If there were anything challenging about social media its the massive amount of self-reflection that i see… sometimes i have to turn it off being overloaded with it. Finding self-reflection in face2face conversation can be very difficult… I’ve collected some very, very good friends over my life, and that’s one of the things that I look for. It is hard… and again, not that common.
During the years I have spent researching people and their relationships with technology, I have often heard the sentiment “No one is listening to me.” ” Have we so lost confidence that we will be there for one another?”
This is used as an explanation for why people turn to social media… that they need to find someone to connect with. Certainly in our case, baby-loss was one of those things. If it hasn’t happened to you, it is very difficult to listen to someone else talk about it. People find like-experienced people through social media… they connect, and share. It’s good. Finding someone who can talk to you, who can listen to you is very important. And easier if you have a wider network. I have seen sad tweets from friends, and called them to setup some time to talk… or at least called them just to talk.
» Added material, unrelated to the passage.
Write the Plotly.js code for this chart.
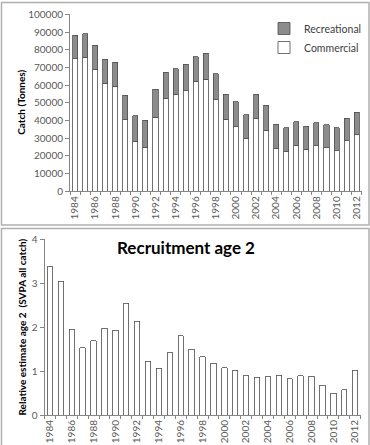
<!DOCTYPE html>
<html>
<head>
<meta charset="utf-8">
<script src="https://cdn.plot.ly/plotly-3.0.1.min.js"></script>
<style>html,body{margin:0;padding:0;background:#fff;}#chart{width:370px;height:445px;}</style>
</head>
<body>
<div id="chart"></div>
<script>
const years = ['1984','1985','1986','1987','1988','1989','1990','1991','1992','1993','1994','1995','1996','1997','1998','1999','2000','2001','2002','2003','2004','2005','2006','2007','2008','2009','2010','2011','2012'];
const tickLabels = ['1984','','1986','','1988','','1990','','1992','','1994','','1996','','1998','','2000','','2002','','2004','','2006','','2008','','2010','','2012'];
const commercial = [75000,75700,68900,61000,59300,40500,28200,24900,41800,52700,54800,56900,62100,63300,51600,40700,36500,29900,41100,34500,24300,22400,25800,23900,25800,24700,23000,28600,32000];
const totalCatch = [88300,88900,82500,74600,72900,54200,42700,40100,57600,67400,69300,71900,76100,78000,66300,54800,50500,43300,54800,48600,37900,35800,39200,36700,38800,37700,35800,41200,44600];
const recreational = totalCatch.map((t, i) => t - commercial[i]);
const recruitment = [3.38,3.04,1.95,1.53,1.69,1.97,1.93,2.54,2.13,1.22,1.06,1.42,1.81,1.50,1.33,1.18,1.08,1.02,0.89,0.86,0.87,0.90,0.82,0.89,0.88,0.68,0.49,0.57,1.02];

const W = 370, H = 445;
const px = x => x / W;
const py = y => 1 - y / H;
const FONT = 'Lato, "Open Sans", sans-serif';
const tickFont = {family: FONT, size: 10, color: '#595959'};
const titleFont = {family: FONT, size: 10, color: '#000000'};

const data = [
  {type: 'bar', x: years, y: commercial, name: 'Commercial', xaxis: 'x', yaxis: 'y',
   marker: {color: '#ffffff', line: {color: '#4d4d4d', width: 0.8}}},
  {type: 'bar', x: years, y: recreational, name: 'Recreational', xaxis: 'x', yaxis: 'y',
   marker: {color: '#8c8c8c', line: {color: '#4d4d4d', width: 0.8}}},
  {type: 'bar', x: years, y: recruitment, name: 'Recruitment', xaxis: 'x2', yaxis: 'y2', showlegend: false,
   marker: {color: '#ffffff', line: {color: '#4d4d4d', width: 0.8}}}
];

const xCommon = {
  type: 'category', tickmode: 'array', tickvals: years, ticktext: tickLabels,
  tickangle: -90, tickfont: tickFont, ticks: 'outside', ticklen: 3, tickcolor: '#868686',
  tickson: 'boundaries', showline: true, linecolor: '#868686', linewidth: 1,
  showgrid: false, zeroline: false, fixedrange: true, automargin: false
};

const layout = {
  width: W, height: H,
  margin: {l: 0, r: 0, t: 0, b: 0, pad: 0, autoexpand: false},
  paper_bgcolor: '#ffffff', plot_bgcolor: '#ffffff',
  barmode: 'stack',
  showlegend: true,
  legend: {x: px(367), y: py(14), xanchor: 'right', yanchor: 'top', traceorder: 'reversed',
           font: {family: FONT, size: 10.5, color: '#404040'}, bgcolor: 'rgba(0,0,0,0)', itemwidth: 30},
  xaxis: Object.assign({}, xCommon, {domain: [px(70), px(361.7)], anchor: 'y', range: [-0.5, 28.5]}),
  yaxis: {domain: [py(191.3), py(14.3)], anchor: 'x', range: [0, 100000], tickvals: [0,10000,20000,30000,40000,50000,60000,70000,80000,90000,100000],
          tickformat: 'd', tickfont: tickFont, ticks: 'outside', ticklen: 4, tickcolor: '#868686', automargin: false,
          showline: true, linecolor: '#868686', showgrid: false, zeroline: false, fixedrange: true},
  xaxis2: Object.assign({}, xCommon, {domain: [px(44.5), px(360.6)], anchor: 'y2', range: [-0.5, 28.5]}),
  yaxis2: {domain: [py(415), py(239.3)], anchor: 'x2', range: [0, 4], tickvals: [0,1,2,3,4],
          tickfont: tickFont, ticks: 'outside', ticklen: 4, tickcolor: '#868686', automargin: false,
          showline: true, linecolor: '#868686', showgrid: false, zeroline: false, fixedrange: true},
  bargap: 0.5,
  annotations: [
    {text: '<b>Recruitment age 2</b>', xref: 'paper', yref: 'paper', x: px(186), y: py(248),
     xanchor: 'center', yanchor: 'middle', showarrow: false, font: {family: FONT, size: 17, color: '#000000'}},
    {text: '<b>Catch (Tonnes)</b>', xref: 'paper', yref: 'paper', x: px(21), y: py(102.8), textangle: -90,
     xanchor: 'center', yanchor: 'middle', showarrow: false, font: titleFont},
    {text: '<b>Relative estimate age 2  (SVPA all catch)</b>', xref: 'paper', yref: 'paper', x: px(21.5), y: py(327), textangle: -90,
     xanchor: 'center', yanchor: 'middle', showarrow: false, font: titleFont}
  ],
  shapes: [
    {type: 'rect', xref: 'paper', yref: 'paper', x0: px(1.5), x1: px(369), y0: py(225), y1: py(2.5), line: {color: '#b0b0b0', width: 1.5}},
    {type: 'rect', xref: 'paper', yref: 'paper', x0: px(1.5), x1: px(369), y0: py(446), y1: py(228.5), line: {color: '#b0b0b0', width: 1.5}}
  ]
};

Plotly.newPlot('chart', data, layout, {displayModeBar: false, staticPlot: true});
</script>
</body>
</html>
Social media is part of my life… on and offline line.
When was this point in the past when we HAD confidence in each other? I can’t imagine. Was there some magical past when we could look next door, when we needed someone to comfort us, and someone was available to listen to us? Not in my past.
Most of all, we need to remember — in between texts and e-mails and Facebook posts — to listen to one another, even to the boring bits, because it is often in unedited moments, moments in which we hesitate and stutter and go silent, that we reveal ourselves to one another.
Absolutely. But this isn’t because of texts or emails or facebook… it’s because of life. ANd has ALWAYS been because of life.
The simulacra
Sherry Turkle has been at this for a long time. She has a cutting eye for seeing the in-between space of how technology influence our own lives. In this new york times piece she does an excellent job arguing for solitude. I yearn for it… and agree with her. When she turns to conversation, she loses me entirely. She has either had a uniquely perfect life filled with excellent and constantly available friends, or she has not been honest with herself. She is hearkening back to a past that never existed. Creating an image of perfection, of utopia, before the present time. Baudrillard called this a simulacra. One of the famous examples is ‘main-street’ USA at Disney. A perfect past, from the 50’s, where everyone was friendly, where yards were clean, people had job and all was happy. And a past, obviously, where everyone had profound, slow, supportive conversations with each other. But only at Disney.
Sherry. Look at this website. http://www.glowinthewoods.com/ Tell me how this connection is like what you describe. The technology can make this happen, and it can allow us to be fantastically superficial. Just like everything. Turning off the computer does not equal ‘better’ conversation.